What is Microsoft talking about?
With Windows 10 and its universal app platform—where the same app can run across PCs, phones, and, someday, other devices—Microsoft is instituting a new device limit on apps and games purchases. In Windows 8.1 this limit was, humorously, 81. (Get it? Windows 8.1. 81.) But in Windows 10, the new limit is … 10. (Same joke. Let’s move on.)
So why the massive reduction in devices? Because of the universal app platform: with Windows 10, it was unlikely that anyone would ever have more than a few Windows 8.1-based PCs, so there were no worries about theft or other abuses. But with Windows 10, the goal is for this system to run on many device types. So it’s reasonable that many users might have a Windows 10 PC, tablet, phone and maybe even other devices. And to protect the content makers—in this case app and game developers—Microsoft is instituting a limit that actually makes sense.
A device—which today can be a Windows 10 PC, tablet or phone—is added to your list the first time you install an app or game on that device. Fortunately, you can remove a device at any time by using the Microsoft account web site.
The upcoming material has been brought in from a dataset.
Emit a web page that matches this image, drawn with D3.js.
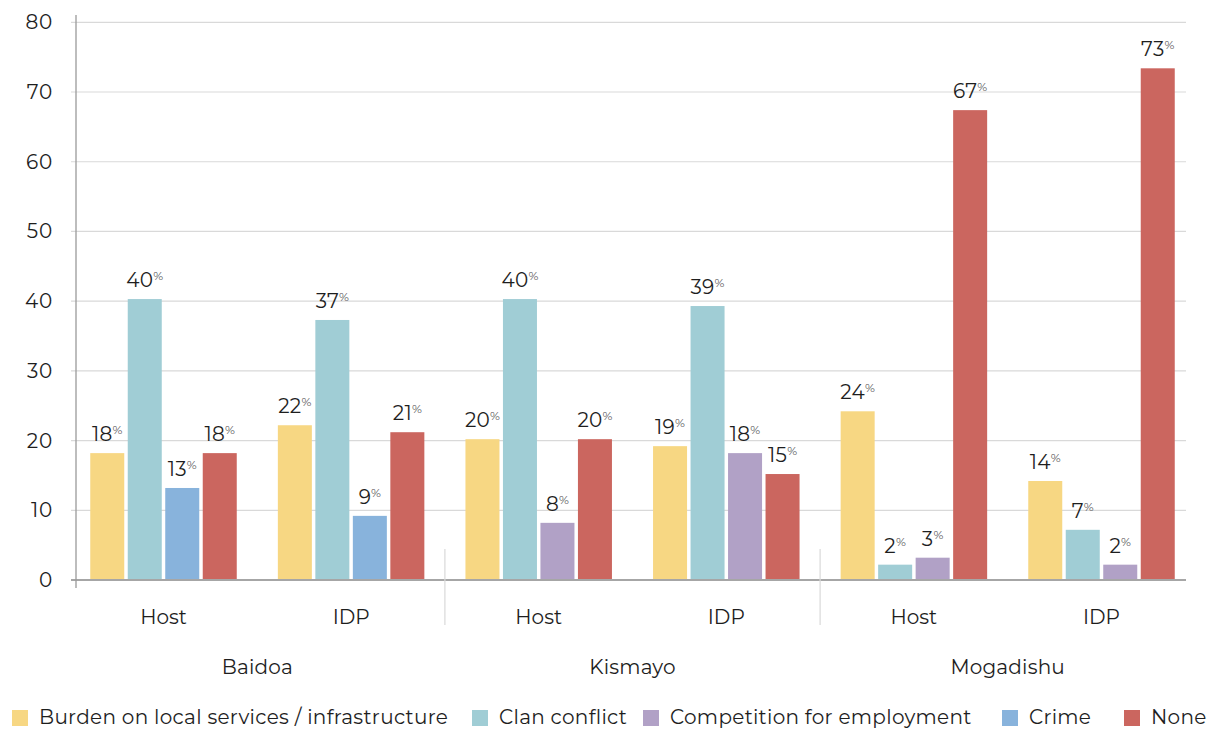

So you can use that to free up a slot if needed.
Apps and games aren’t the only content item that has limits in Windows 10. If you use Groove Music (formerly Xbox Music) with a Groove Music Pass (formerly Xbox Music Pass) subscription, there is a device limit there, too. This time, it’s four devices, and again you can manage those devices from the Microsoft account web site.
Unfortunately, you can only remove one device every 30 days—this was true in Xbox Music Pass days, too—so you will want to keep any eye on this.
Finally, there is a separate tally for the devices you have registered for Movies & TV (formerly Xbox Video). As with music, you can only register four devices and you can only remove a device once every 30 days. A device is registered for Movies & TV when you download content from the Store.